• [EXERCISE TASK]:
Locate every line that holds the string "drawn" and copy it.

• [DATA SUPPLIED]:
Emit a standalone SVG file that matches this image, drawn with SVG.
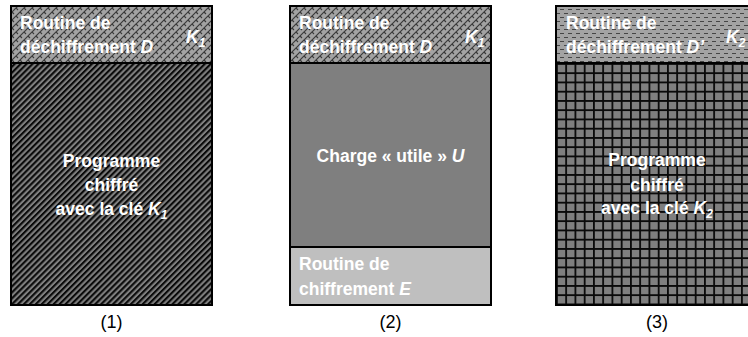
<svg xmlns="http://www.w3.org/2000/svg" width="748" height="337" viewBox="0 0 748 337">
  <style>
    .frame { stroke: #000; stroke-width: 2; }
    .lbl { font-family: "Liberation Sans", Arial, sans-serif; font-weight: bold; font-size: 17.5px; fill: #fff; }
    .mid { text-anchor: middle; }
    .cap { font-family: "Liberation Sans", Arial, sans-serif; font-size: 18px; fill: #000; text-anchor: middle; }
    .it { font-style: italic; }
    .sub { font-size: 12px; }
  </style>
  <defs>
    <!-- shingle texture for the decryption routine header -->
    <pattern id="shingle" width="8" height="8" patternUnits="userSpaceOnUse">
      <rect width="8" height="8" fill="#a3a3a3"/>
      <path d="M-1,9 L9,-1 M-1,1 L1,-1 M7,9 L9,7" stroke="#3a3a3a" stroke-width="1.2"/>
      <path d="M0,0 L4,4 M4,4 L8,8" stroke="#3a3a3a" stroke-width="1.2" stroke-dasharray="2.8 2.8"/>
    </pattern>
    <!-- wide upward diagonal stripes -->
    <pattern id="stripes" width="4.2" height="4.2" patternUnits="userSpaceOnUse" patternTransform="rotate(45)">
      <rect width="4.2" height="4.2" fill="#7f7f7f"/>
      <rect x="0" y="0" width="2.1" height="4.2" fill="#0a0a0a"/>
    </pattern>
    <!-- dashed horizontal texture -->
    <pattern id="dashes" width="8" height="8" patternUnits="userSpaceOnUse">
      <rect width="8" height="8" fill="#a3a3a3"/>
      <path d="M0,1.5 H4 M4,5.5 H8" stroke="#454545" stroke-width="1"/>
    </pattern>
    <!-- large grid -->
    <pattern id="grid" x="556" y="63" width="9.25" height="9.25" patternUnits="userSpaceOnUse">
      <rect width="9.25" height="9.25" fill="#7f7f7f"/>
      <path d="M0.9,0 V9.25 M0,0.9 H9.25" stroke="#0a0a0a" stroke-width="1.8"/>
    </pattern>
  </defs>

  <!-- (1) decryption routine D over the payload encrypted with K1 -->
  <g id="block1">
    <rect x="11" y="6" width="201" height="57" fill="url(#shingle)" class="frame"/>
    <rect x="11" y="63" width="201" height="242" fill="url(#stripes)" class="frame"/>
    <text class="lbl" x="20" y="29">Routine de</text>
    <text class="lbl" x="20" y="53">déchiffrement <tspan class="it">D</tspan></text>
    <text class="lbl it" x="186" y="43">K<tspan class="sub" dy="4">1</tspan></text>
    <text class="lbl mid" x="111.5" y="167">Programme</text>
    <text class="lbl mid" x="111.5" y="191">chiffré</text>
    <text class="lbl mid" x="111.5" y="215">avec la clé <tspan class="it">K</tspan><tspan class="it sub" dy="4">1</tspan></text>
    <text class="cap" x="111.5" y="328">(1)</text>
  </g>

  <!-- (2) decrypted image: D, payload U, encryption routine E -->
  <g id="block2">
    <rect x="290" y="6" width="201" height="57" fill="url(#shingle)" class="frame"/>
    <rect x="290" y="63" width="201" height="184" fill="#7f7f7f" class="frame"/>
    <rect x="290" y="247" width="201" height="58" fill="#bfbfbf" class="frame"/>
    <text class="lbl" x="299" y="29">Routine de</text>
    <text class="lbl" x="299" y="53">déchiffrement <tspan class="it">D</tspan></text>
    <text class="lbl it" x="465" y="43">K<tspan class="sub" dy="4">1</tspan></text>
    <text class="lbl mid" x="390.5" y="162">Charge « utile » <tspan class="it">U</tspan></text>
    <text class="lbl" x="299" y="270">Routine de</text>
    <text class="lbl" x="299" y="295">chiffrement <tspan class="it">E</tspan></text>
    <text class="cap" x="390.5" y="328">(2)</text>
  </g>

  <!-- (3) new decryption routine D' over the payload re-encrypted with K2 -->
  <g id="block3">
    <rect x="556" y="6" width="201" height="57" fill="url(#dashes)" class="frame"/>
    <rect x="556" y="63" width="201" height="242" fill="url(#grid)" class="frame"/>
    <text class="lbl" x="566" y="29">Routine de</text>
    <text class="lbl" x="566" y="53">déchiffrement <tspan class="it">D’</tspan></text>
    <text class="lbl it" x="726" y="43">K<tspan class="sub" dy="4">2</tspan></text>
    <text class="lbl mid" x="657" y="166">Programme</text>
    <text class="lbl mid" x="657" y="191">chiffré</text>
    <text class="lbl mid" x="657" y="214">avec la clé <tspan class="it">K</tspan><tspan class="it sub" dy="4">2</tspan></text>
    <text class="cap" x="657" y="328">(3)</text>
  </g>

  <g id="connectors"/>
</svg>
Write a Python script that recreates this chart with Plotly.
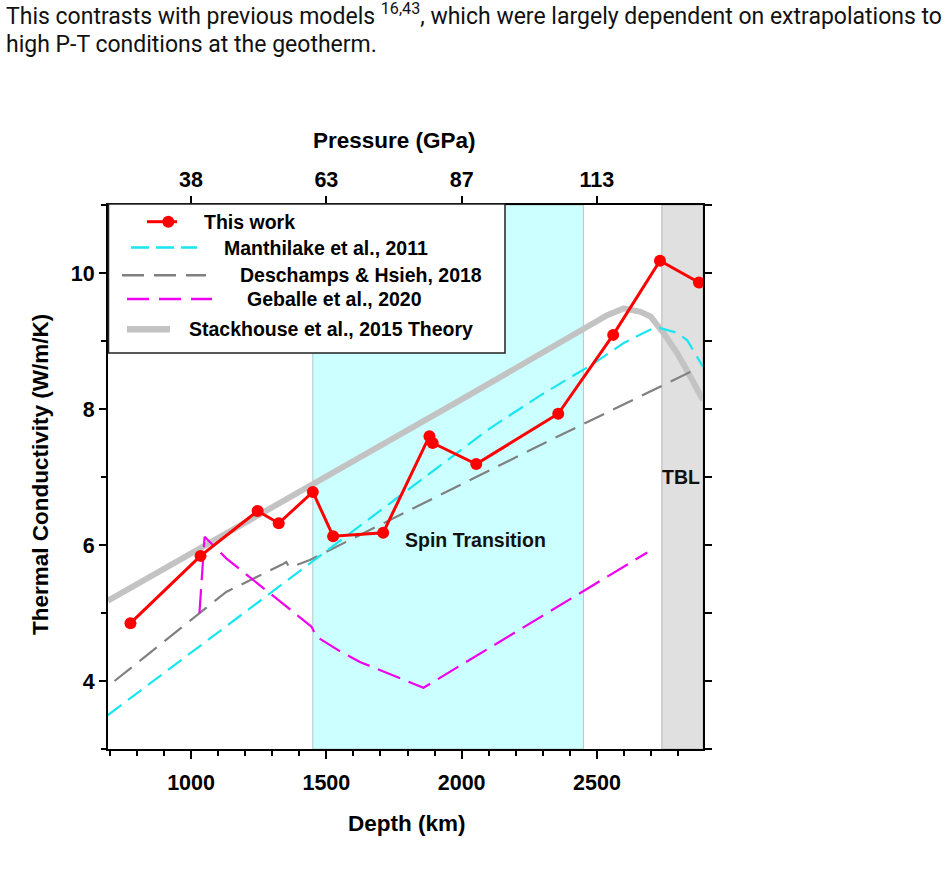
import plotly.graph_objects as go

# ---------------- data ----------------
depth_this = [776, 1035, 1246, 1324, 1450, 1525, 1710, 1881, 1893, 2054, 2357, 2560, 2733, 2877]
k_this = [4.85, 5.84, 6.50, 6.32, 6.78, 6.13, 6.18, 7.60, 7.50, 7.19, 7.93, 9.09, 10.18, 9.86]

depth_manth = [693, 1445, 2106, 2291, 2476, 2599, 2698, 2735, 2797, 2834, 2892]
k_manth = [3.50, 5.75, 7.72, 8.20, 8.64, 8.97, 9.17, 9.19, 9.12, 9.01, 8.62]

depth_desch = [717, 1130, 1340, 1352, 1362, 1385, 1439, 2106, 2316, 2858]
k_desch = [4.00, 5.31, 5.72, 5.75, 5.68, 5.70, 5.78, 7.10, 7.52, 8.57]

depth_geb = [1031, 1050, 1131, 1445, 1464, 1545, 1624, 1698, 1809, 1859, 2686]
k_geb = [5.00, 6.12, 5.80, 4.80, 4.65, 4.45, 4.28, 4.16, 3.99, 3.90, 5.89]

depth_stack = [693, 1000, 1500, 2000, 2538, 2599, 2661, 2698, 2747, 2797, 2846, 2892]
k_stack = [5.18, 5.87, 7.01, 8.14, 9.38, 9.48, 9.43, 9.36, 9.11, 8.82, 8.47, 8.13]

spin_range = [1450, 2450]
tbl_range = [2740, 2892]

depth_range = [693, 2892]
k_range = [3, 11]

pressure_tick_depths = [1000, 1500, 2000, 2500]
pressure_tick_labels = ["38", "63", "87", "113"]

legend_names = ["This work", "Manthilake et al., 2011", "Deschamps & Hsieh, 2018",
                "Geballe et al., 2020", "Stackhouse et al., 2015 Theory"]

# ---------------- styling ----------------
W, H = 948, 889
L, R, T, B = 108, 245, 205, 140
PW = W - L - R
PH = H - T - B
FONT = "Liberation Sans, Arial, sans-serif"
TEXTFONT = "Roboto, Liberation Sans, sans-serif"

RED = "#ff0000"
CYAN = "#19e6f0"
GREY = "#808080"
MAG = "#ee00ee"
THEORY = "#c3c3c3"


def px_x(p):
    return (p - L) / PW


def px_y(p):
    return (T + PH - p) / PH


fig = go.Figure()

fig.add_trace(go.Scatter(x=depth_stack, y=k_stack, mode="lines",
                         line=dict(color=THEORY, width=6), showlegend=False, hoverinfo="skip"))
fig.add_trace(go.Scatter(x=depth_desch, y=k_desch, mode="lines",
                         line=dict(color=GREY, width=2.2, dash="22px,10px"), showlegend=False))
fig.add_trace(go.Scatter(x=depth_manth, y=k_manth, mode="lines",
                         line=dict(color=CYAN, width=2.2, dash="17px,8px"), showlegend=False))
fig.add_trace(go.Scatter(x=depth_geb, y=k_geb, mode="lines",
                         line=dict(color=MAG, width=2.2, dash="24px,9px"), showlegend=False))
fig.add_trace(go.Scatter(x=depth_this, y=k_this, mode="lines+markers",
                         line=dict(color=RED, width=3), marker=dict(color=RED, size=12),
                         showlegend=False))
# invisible trace so the top/right axes are drawn
fig.add_trace(go.Scatter(x=[depth_range[0]], y=[k_range[0]], xaxis="x2", yaxis="y2", mode="markers",
                         marker=dict(opacity=0), showlegend=False, hoverinfo="skip"))

shapes = [
    dict(type="rect", xref="x", yref="paper", x0=spin_range[0], x1=spin_range[1], y0=0, y1=1,
         fillcolor="#ccffff", line=dict(color="#b4c8c8", width=1), layer="below"),
    dict(type="rect", xref="x", yref="paper", x0=tbl_range[0], x1=tbl_range[1], y0=0, y1=1,
         fillcolor="#e0e0e0", line=dict(color="#b8b8b8", width=1), layer="below"),
    # legend box
    dict(type="rect", xref="paper", yref="paper", x0=px_x(108.5), x1=px_x(505), y0=px_y(353), y1=px_y(204),
         fillcolor="white", line=dict(color="#222222", width=1.5), layer="above"),
]

# legend samples
leg_rows_y = [221.7, 247.5, 275.3, 299.0, 329.3]
leg_line_x = [(147, 177), (131, 197), (122, 206), (127, 212), (127, 170)]
leg_text_x = [201.7, 221.7, 238.3, 245.0, 187.3]
leg_styles = [dict(color=RED, width=3), dict(color=CYAN, width=2.5, dash="18px,7px"),
              dict(color=GREY, width=2.5, dash="22px,10px"), dict(color=MAG, width=2.5, dash="22px,10px"),
              dict(color=THEORY, width=6.5)]
for (x0, x1), yy, st in zip(leg_line_x, leg_rows_y, leg_styles):
    shapes.append(dict(type="line", xref="paper", yref="paper", x0=px_x(x0), x1=px_x(x1),
                       y0=px_y(yy), y1=px_y(yy), line=st, layer="above"))
shapes.append(dict(type="circle", xref="paper", yref="paper",
                   x0=px_x(168.3 - 6), x1=px_x(168.3 + 6), y0=px_y(221.7 + 6), y1=px_y(221.7 - 6),
                   fillcolor=RED, line=dict(color=RED, width=0), layer="above"))

annotations = []
for name, tx, yy in zip(legend_names, leg_text_x, leg_rows_y):
    annotations.append(dict(xref="paper", yref="paper", x=px_x(tx), y=px_y(yy), text=name,
                            showarrow=False, xanchor="left", yanchor="middle",
                            font=dict(family=FONT, size=19.5, color="black", weight="bold")))

annotations += [
    dict(x=2053, y=6.08, xref="x", yref="y", text="Spin Transition", showarrow=False,
         font=dict(family=FONT, size=19.5, color="#111111", weight="bold")),
    dict(x=2809, y=7.0, xref="x", yref="y", text="TBL", showarrow=False,
         font=dict(family=FONT, size=19.5, color="#111111", weight="bold")),
    dict(xref="paper", yref="paper", x=px_x(394.5), y=px_y(140.7), text="Pressure (GPa)",
         showarrow=False, xanchor="center", yanchor="middle",
         font=dict(family=FONT, size=22.5, color="black", weight="bold")),
    dict(xref="paper", yref="paper", x=px_x(407), y=px_y(823), text="Depth (km)",
         showarrow=False, xanchor="center", yanchor="middle",
         font=dict(family=FONT, size=22.5, color="black", weight="bold")),
    dict(xref="paper", yref="paper", x=px_x(40), y=px_y(475), text="Thermal Conductivity (W/m/K)",
         showarrow=False, xanchor="center", yanchor="middle", textangle=-90,
         font=dict(family=FONT, size=22.5, color="black", weight="bold")),
    dict(xref="paper", yref="paper", x=px_x(4), y=px_y(14), xanchor="left", yanchor="middle",
         text="This contrasts with previous models <sup>16,43</sup>, which were largely dependent on extrapolations to",
         showarrow=False, font=dict(family=TEXTFONT, size=23, color="#111111")),
    dict(xref="paper", yref="paper", x=px_x(4), y=px_y(45), xanchor="left", yanchor="middle",
         text="high P-T conditions at the geotherm.",
         showarrow=False, font=dict(family=TEXTFONT, size=23, color="#111111")),
]

tickfont = dict(family=FONT, size=21.5, color="black", weight="bold")

fig.update_layout(
    width=W, height=H,
    margin=dict(l=L, r=R, t=T, b=B, pad=0),
    paper_bgcolor="white", plot_bgcolor="white",
    showlegend=False,
    shapes=shapes,
    annotations=annotations,
    xaxis=dict(range=depth_range, showgrid=False, zeroline=False, showline=True, linecolor="black",
               linewidth=2, ticks="outside", ticklen=8, tickwidth=1.5, tickcolor="black",
               tickmode="linear", tick0=0, dtick=500, tickfont=tickfont, ticklabelstandoff=5,
               minor=dict(ticks="outside", ticklen=5, tickwidth=1.5, tickcolor="black", dtick=100, tick0=0,
                          showgrid=False)),
    xaxis2=dict(range=depth_range, overlaying="x", side="top", anchor="y", showgrid=False, zeroline=False,
                showline=True, linecolor="black", linewidth=2, ticks="outside", ticklen=7, tickwidth=1.5,
                tickcolor="black", tickmode="array", tickvals=pressure_tick_depths,
                ticktext=pressure_tick_labels, tickfont=tickfont),
    yaxis=dict(range=k_range, showgrid=False, zeroline=False, showline=True, linecolor="black",
               linewidth=2, ticks="outside", ticklen=7, tickwidth=1.5, tickcolor="black",
               tickmode="linear", tick0=0, dtick=2, tickfont=tickfont,
               minor=dict(ticks="outside", ticklen=5, tickwidth=1.5, tickcolor="black", dtick=1, tick0=0,
                          showgrid=False)),
    yaxis2=dict(range=k_range, overlaying="y", side="right", anchor="x", showgrid=False, zeroline=False,
                showline=True, linecolor="black", linewidth=2, ticks="outside", ticklen=7, tickwidth=1.5,
                tickcolor="black", tickmode="linear", tick0=0, dtick=1, showticklabels=False),
)

fig.write_html("out.html")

• [SOLUTION]:
Emit a standalone SVG file that matches this image, drawn with SVG.
# invisible trace so the top/right axes are drawn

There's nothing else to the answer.